Après des
correspondances que nous ne publions pas, en raison du peu d’intérêt qu’elles
présentent ; après celles que nous publions sans aucune réplique de notre
part en raison de notre accord pur et simple avec leur contenu ; et après
celles que nous publions suivies d’une réponse, destinée à mieux cerner l’objet
de la controverse, il restait encore à inaugurer une quatrième catégorie :
celle de correspondances à publier pour l’édification (ou pour le
divertissement) de nos lecteurs, mais sans faire suivre une réponse qu’elles ne
méritent pas.
C’est à
présent chose faite, depuis que nous avons reçu, de la part d’un dénommé
Bertrand Louart, une épître datée du 7 septembre 2002, accumulant sur un
minimum d’espace un maximum de sottises – sottises caractéristiques, jusqu’à la
caricature, du plus beau confusionnisme dont la pensée technophobe peut se montrer
capable.
Nous invitons
nos lecteurs à en prendre connaissance ci-dessous.
Sur son site
Internet (http://NetMC.9online.fr),
Louart se présente comme menuisier- ébéniste : on ne sait trop si c’est
pour faire pardonner le caractère occasionnellement rustique de son
argumentation, ou si c’est pour faire garantir par son état civil la supposée
cohérence d’une idéologie artisanale. Toujours est-il, sauf erreur, que c’est
bien là la première fois qu’un technophobe se présente ainsi, directement,
comme propagandiste du travail (ou, si l’on préfère, comme travailleur
marginal).
Un
« critique vraiment radical » (car c’est ainsi que Louart se désigne
lui-même) qui, comme on constatera, se vante ouvertement de confondre et
d’identifier la socialisation avec l’aliénation, c.a.d. deux concepts
parfaitement antagoniques dans la pensée de Marx, tout en prétendant se référer
à ce dernier, c’est un peu comme l’ébéniste de Lichtenberg, qui livrerait une
armoire sans portes à laquelle il manque le coffre ; ou encore comme un
responsable de marketing qui lancerait un produit que son usine n’aura jamais
les moyens de produire.

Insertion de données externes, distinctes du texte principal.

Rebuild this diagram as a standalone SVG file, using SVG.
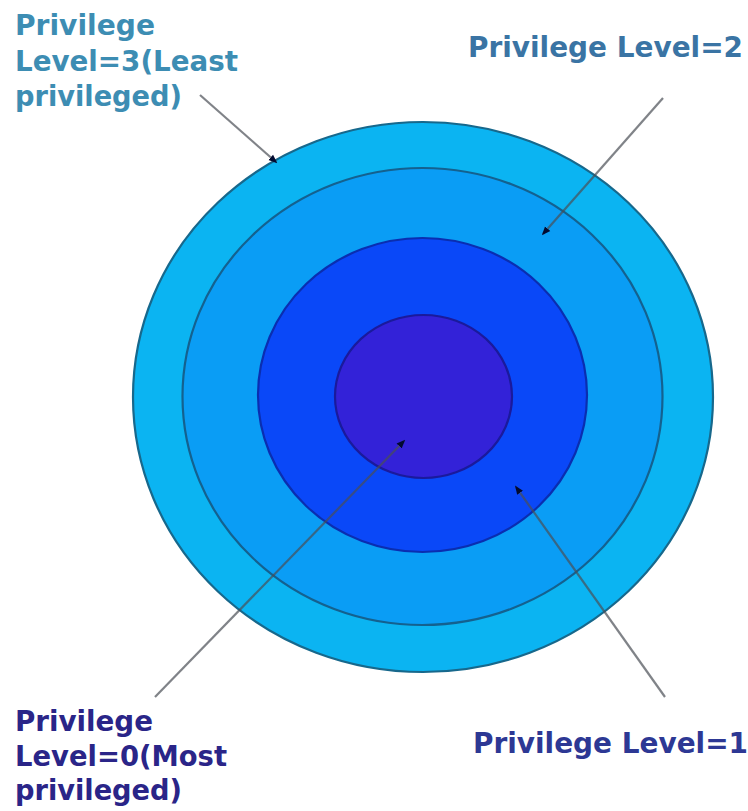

C’est aussi le même individu (on n’est pas à une
aberration près) qui entreprend d’expliquer l’existence d’un risque nucléaire à
l’auteur de Tchernobyl – anatomie d’un nuage : décidément, rarement
une lettre aura révélé un personnage plus chroniquement lichtenbergien que ce
Louart.
Par une
amusante coïncidence, la seule réplique que mériteraient les bourdes compromettantes
de ce néo-dérivé d’idéologie rousseauiste est celle que Rousseau avait déjà
formulée lui-même : on se reportera avec profit à la Lettre de J. J.
Rousseau, de Genève, à M. Grimm, sur la réfutation de son discours par M.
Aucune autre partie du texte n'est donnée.